Task to complete:
Type out the complete listing below word for word, without its pictures.

Record excerpts:
· · · ·

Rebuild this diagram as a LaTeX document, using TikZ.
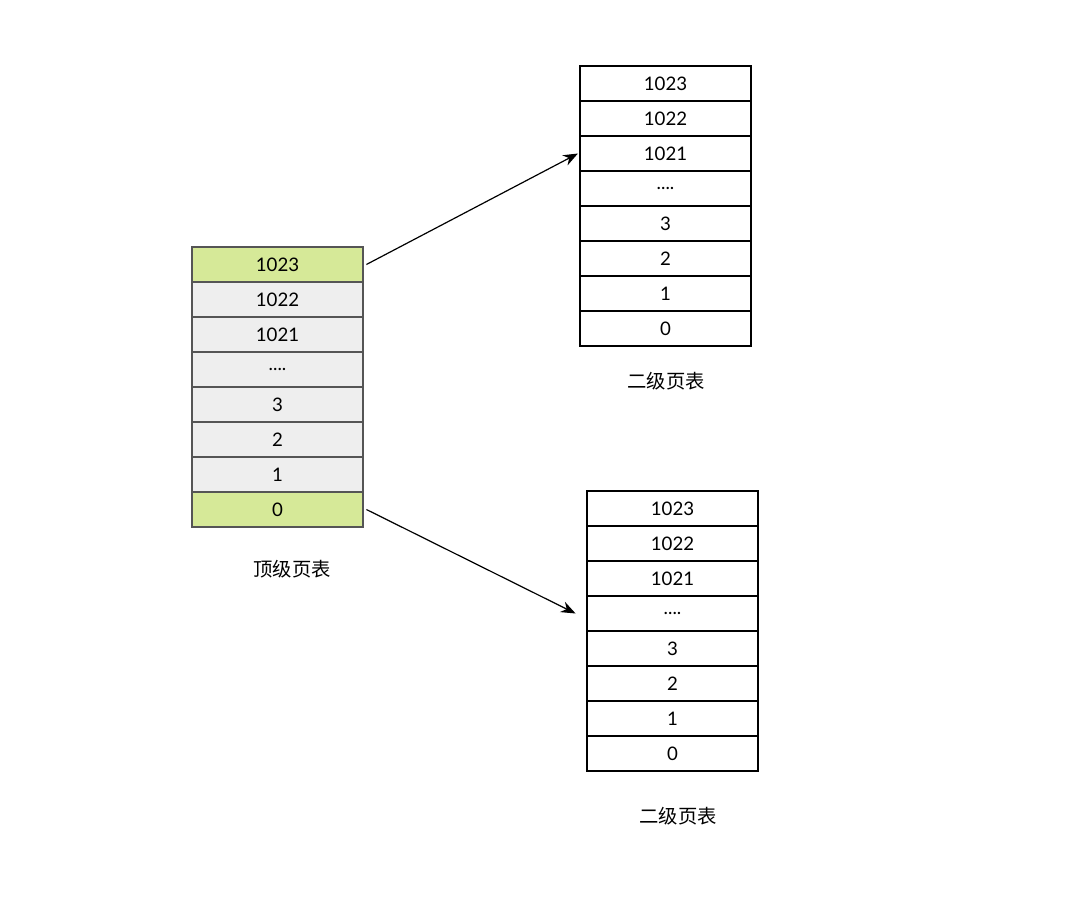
\documentclass[tikz,border=0pt]{standalone}
\usepackage{fontspec}
\setmainfont{Lato}
\newfontfamily\cjk{Noto Sans CJK SC}
\usetikzlibrary{arrows.meta}
\definecolor{cellgray}{HTML}{EEEEEE}
\definecolor{cellgreen}{HTML}{D6E998}
\definecolor{bordergray}{HTML}{555555}
\newcommand\fourdots{....}
\newcommand\celltext[1]{\raisebox{-1.5pt}{#1}}
\tikzset{
  cell/.style={draw=black, line width=1.1pt, fill=white, minimum width=171*0.75pt, minimum height=35*0.75pt, inner sep=0pt, font=\fontsize{14}{16}\selectfont, anchor=center},
  lcell/.style={cell, draw=bordergray, fill=cellgray},
  gcell/.style={cell, draw=bordergray, fill=cellgreen},
  caption/.style={font=\cjk\fontsize{14.5}{17}\selectfont},
  link/.style={line width=0.9pt, -{Stealth[length=11pt,width=8.5pt]}}
}
\begin{document}
\begin{tikzpicture}[x=0.75pt,y=-0.75pt]
\useasboundingbox (0,0) rectangle (1080,896);
\fill[white] (0,0) rectangle (1080,896);
% left table
\def\labels{1023,1022,1021,\fourdots,3,2,1,0}
\foreach \t [count=\i] in \labels {
  \ifnum\i=1 \def\st{gcell}\else\ifnum\i=8 \def\st{gcell}\else\def\st{lcell}\fi\fi
  \node[\st] (L\i) at (277.5, {247+35*(\i-0.5)}) {\celltext{\t}};
}
\foreach \t [count=\i] in \labels {
  \node[cell] (T\i) at (665.5, {66+35*(\i-0.5)}) {\celltext{\t}};
}
\foreach \t [count=\i] in \labels {
  \node[cell] (B\i) at (672.5, {491+35*(\i-0.5)}) {\celltext{\t}};
}
\node[caption] (capL) at (292,569) {顶级页表};
\node[caption] (capT) at (666,381) {二级页表};
\node[caption] (capB) at (678,816) {二级页表};
\draw[link] ([xshift=2pt]L1.east) -- ([xshift=-1pt]T3.west);
\draw[link] ([xshift=2pt]L8.east) -- ([xshift=-8pt]B4.west);
\end{tikzpicture}
\end{document}
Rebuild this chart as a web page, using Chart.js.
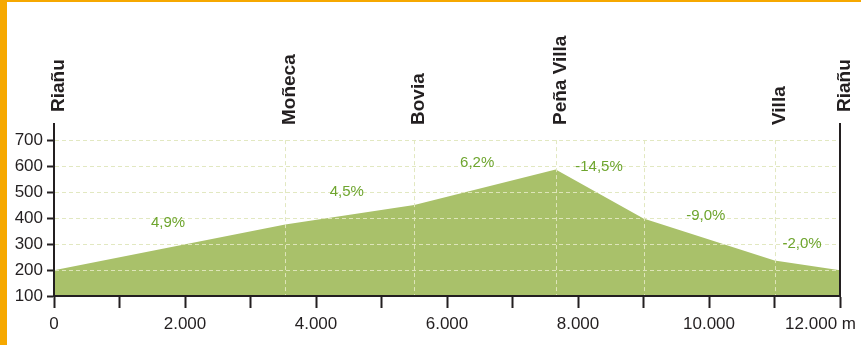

· · · ·

Solution to this problem:
Rebuild this diagram as a LaTeX document, using TikZ.
\documentclass[tikz,border=0pt]{standalone}
\usepackage{fontspec}
\setmainfont{Lato}
\newfontfamily\cjk{Noto Sans CJK SC}
\usetikzlibrary{arrows.meta}
\definecolor{cellgray}{HTML}{EEEEEE}
\definecolor{cellgreen}{HTML}{D6E998}
\definecolor{bordergray}{HTML}{555555}
\newcommand\fourdots{....}
\newcommand\celltext[1]{\raisebox{-1.5pt}{#1}}
\tikzset{
  cell/.style={draw=black, line width=1.1pt, fill=white, minimum width=171*0.75pt, minimum height=35*0.75pt, inner sep=0pt, font=\fontsize{14}{16}\selectfont, anchor=center},
  lcell/.style={cell, draw=bordergray, fill=cellgray},
  gcell/.style={cell, draw=bordergray, fill=cellgreen},
  caption/.style={font=\cjk\fontsize{14.5}{17}\selectfont},
  link/.style={line width=0.9pt, -{Stealth[length=11pt,width=8.5pt]}}
}
\begin{document}
\begin{tikzpicture}[x=0.75pt,y=-0.75pt]
\useasboundingbox (0,0) rectangle (1080,896);
\fill[white] (0,0) rectangle (1080,896);
% left table
\def\labels{1023,1022,1021,\fourdots,3,2,1,0}
\foreach \t [count=\i] in \labels {
  \ifnum\i=1 \def\st{gcell}\else\ifnum\i=8 \def\st{gcell}\else\def\st{lcell}\fi\fi
  \node[\st] (L\i) at (277.5, {247+35*(\i-0.5)}) {\celltext{\t}};
}
\foreach \t [count=\i] in \labels {
  \node[cell] (T\i) at (665.5, {66+35*(\i-0.5)}) {\celltext{\t}};
}
\foreach \t [count=\i] in \labels {
  \node[cell] (B\i) at (672.5, {491+35*(\i-0.5)}) {\celltext{\t}};
}
\node[caption] (capL) at (292,569) {顶级页表};
\node[caption] (capT) at (666,381) {二级页表};
\node[caption] (capB) at (678,816) {二级页表};
\draw[link] ([xshift=2pt]L1.east) -- ([xshift=-1pt]T3.west);
\draw[link] ([xshift=2pt]L8.east) -- ([xshift=-8pt]B4.west);
\end{tikzpicture}
\end{document}
Rebuild this chart as a web page, using Chart.js.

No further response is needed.